Source data:
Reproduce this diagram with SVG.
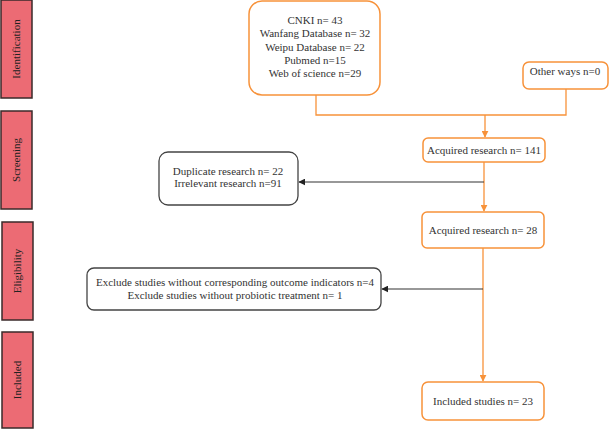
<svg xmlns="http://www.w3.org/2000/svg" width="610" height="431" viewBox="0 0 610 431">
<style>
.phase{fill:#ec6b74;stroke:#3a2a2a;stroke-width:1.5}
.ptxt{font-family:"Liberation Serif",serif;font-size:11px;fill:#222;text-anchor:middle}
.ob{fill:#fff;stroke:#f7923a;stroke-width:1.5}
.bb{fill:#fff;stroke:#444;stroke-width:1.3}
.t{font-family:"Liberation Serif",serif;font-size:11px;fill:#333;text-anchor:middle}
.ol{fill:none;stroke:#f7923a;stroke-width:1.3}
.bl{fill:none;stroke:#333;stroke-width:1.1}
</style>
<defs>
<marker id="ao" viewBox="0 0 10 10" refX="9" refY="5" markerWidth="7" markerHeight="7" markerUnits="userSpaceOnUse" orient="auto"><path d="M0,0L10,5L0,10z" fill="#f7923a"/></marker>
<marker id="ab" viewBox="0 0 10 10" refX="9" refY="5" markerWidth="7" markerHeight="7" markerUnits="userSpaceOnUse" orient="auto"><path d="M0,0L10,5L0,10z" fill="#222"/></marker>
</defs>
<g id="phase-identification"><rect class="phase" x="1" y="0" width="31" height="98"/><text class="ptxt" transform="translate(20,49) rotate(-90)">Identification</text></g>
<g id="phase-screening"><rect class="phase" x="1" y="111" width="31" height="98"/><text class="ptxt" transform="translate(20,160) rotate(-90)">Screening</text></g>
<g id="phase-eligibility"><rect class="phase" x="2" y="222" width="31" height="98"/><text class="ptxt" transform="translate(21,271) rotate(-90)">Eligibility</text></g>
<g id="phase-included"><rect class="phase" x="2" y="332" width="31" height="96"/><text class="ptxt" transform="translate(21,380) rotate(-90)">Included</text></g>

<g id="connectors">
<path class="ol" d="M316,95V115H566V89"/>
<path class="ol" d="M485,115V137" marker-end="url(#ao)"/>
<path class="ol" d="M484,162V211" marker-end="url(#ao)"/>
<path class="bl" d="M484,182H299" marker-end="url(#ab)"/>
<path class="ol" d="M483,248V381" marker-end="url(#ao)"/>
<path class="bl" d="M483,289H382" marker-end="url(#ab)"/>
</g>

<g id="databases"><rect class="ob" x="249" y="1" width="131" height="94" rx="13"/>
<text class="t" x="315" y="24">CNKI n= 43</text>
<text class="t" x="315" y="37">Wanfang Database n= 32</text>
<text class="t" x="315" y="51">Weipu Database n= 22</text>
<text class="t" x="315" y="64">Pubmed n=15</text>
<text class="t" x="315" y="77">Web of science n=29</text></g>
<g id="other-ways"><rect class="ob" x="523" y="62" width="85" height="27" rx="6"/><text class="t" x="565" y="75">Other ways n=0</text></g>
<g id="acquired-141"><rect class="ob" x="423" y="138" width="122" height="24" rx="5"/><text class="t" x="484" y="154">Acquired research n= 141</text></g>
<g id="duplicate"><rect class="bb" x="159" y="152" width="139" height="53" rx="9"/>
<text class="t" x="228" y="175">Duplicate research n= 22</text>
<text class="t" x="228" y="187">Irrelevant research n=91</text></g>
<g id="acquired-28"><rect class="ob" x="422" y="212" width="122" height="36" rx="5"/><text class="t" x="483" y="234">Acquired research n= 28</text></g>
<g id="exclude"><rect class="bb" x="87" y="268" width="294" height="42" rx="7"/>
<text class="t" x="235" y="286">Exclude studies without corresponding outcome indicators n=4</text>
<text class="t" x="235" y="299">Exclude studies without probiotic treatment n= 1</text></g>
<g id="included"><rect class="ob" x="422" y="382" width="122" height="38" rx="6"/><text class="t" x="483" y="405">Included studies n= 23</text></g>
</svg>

What you should do:
Copy every line above word for word and exclude the pictures.

Solution to the problem:
Reproduce this diagram with SVG.
<svg xmlns="http://www.w3.org/2000/svg" width="610" height="431" viewBox="0 0 610 431">
<style>
.phase{fill:#ec6b74;stroke:#3a2a2a;stroke-width:1.5}
.ptxt{font-family:"Liberation Serif",serif;font-size:11px;fill:#222;text-anchor:middle}
.ob{fill:#fff;stroke:#f7923a;stroke-width:1.5}
.bb{fill:#fff;stroke:#444;stroke-width:1.3}
.t{font-family:"Liberation Serif",serif;font-size:11px;fill:#333;text-anchor:middle}
.ol{fill:none;stroke:#f7923a;stroke-width:1.3}
.bl{fill:none;stroke:#333;stroke-width:1.1}
</style>
<defs>
<marker id="ao" viewBox="0 0 10 10" refX="9" refY="5" markerWidth="7" markerHeight="7" markerUnits="userSpaceOnUse" orient="auto"><path d="M0,0L10,5L0,10z" fill="#f7923a"/></marker>
<marker id="ab" viewBox="0 0 10 10" refX="9" refY="5" markerWidth="7" markerHeight="7" markerUnits="userSpaceOnUse" orient="auto"><path d="M0,0L10,5L0,10z" fill="#222"/></marker>
</defs>
<g id="phase-identification"><rect class="phase" x="1" y="0" width="31" height="98"/><text class="ptxt" transform="translate(20,49) rotate(-90)">Identification</text></g>
<g id="phase-screening"><rect class="phase" x="1" y="111" width="31" height="98"/><text class="ptxt" transform="translate(20,160) rotate(-90)">Screening</text></g>
<g id="phase-eligibility"><rect class="phase" x="2" y="222" width="31" height="98"/><text class="ptxt" transform="translate(21,271) rotate(-90)">Eligibility</text></g>
<g id="phase-included"><rect class="phase" x="2" y="332" width="31" height="96"/><text class="ptxt" transform="translate(21,380) rotate(-90)">Included</text></g>

<g id="connectors">
<path class="ol" d="M316,95V115H566V89"/>
<path class="ol" d="M485,115V137" marker-end="url(#ao)"/>
<path class="ol" d="M484,162V211" marker-end="url(#ao)"/>
<path class="bl" d="M484,182H299" marker-end="url(#ab)"/>
<path class="ol" d="M483,248V381" marker-end="url(#ao)"/>
<path class="bl" d="M483,289H382" marker-end="url(#ab)"/>
</g>

<g id="databases"><rect class="ob" x="249" y="1" width="131" height="94" rx="13"/>
<text class="t" x="315" y="24">CNKI n= 43</text>
<text class="t" x="315" y="37">Wanfang Database n= 32</text>
<text class="t" x="315" y="51">Weipu Database n= 22</text>
<text class="t" x="315" y="64">Pubmed n=15</text>
<text class="t" x="315" y="77">Web of science n=29</text></g>
<g id="other-ways"><rect class="ob" x="523" y="62" width="85" height="27" rx="6"/><text class="t" x="565" y="75">Other ways n=0</text></g>
<g id="acquired-141"><rect class="ob" x="423" y="138" width="122" height="24" rx="5"/><text class="t" x="484" y="154">Acquired research n= 141</text></g>
<g id="duplicate"><rect class="bb" x="159" y="152" width="139" height="53" rx="9"/>
<text class="t" x="228" y="175">Duplicate research n= 22</text>
<text class="t" x="228" y="187">Irrelevant research n=91</text></g>
<g id="acquired-28"><rect class="ob" x="422" y="212" width="122" height="36" rx="5"/><text class="t" x="483" y="234">Acquired research n= 28</text></g>
<g id="exclude"><rect class="bb" x="87" y="268" width="294" height="42" rx="7"/>
<text class="t" x="235" y="286">Exclude studies without corresponding outcome indicators n=4</text>
<text class="t" x="235" y="299">Exclude studies without probiotic treatment n= 1</text></g>
<g id="included"><rect class="ob" x="422" y="382" width="122" height="38" rx="6"/><text class="t" x="483" y="405">Included studies n= 23</text></g>
</svg>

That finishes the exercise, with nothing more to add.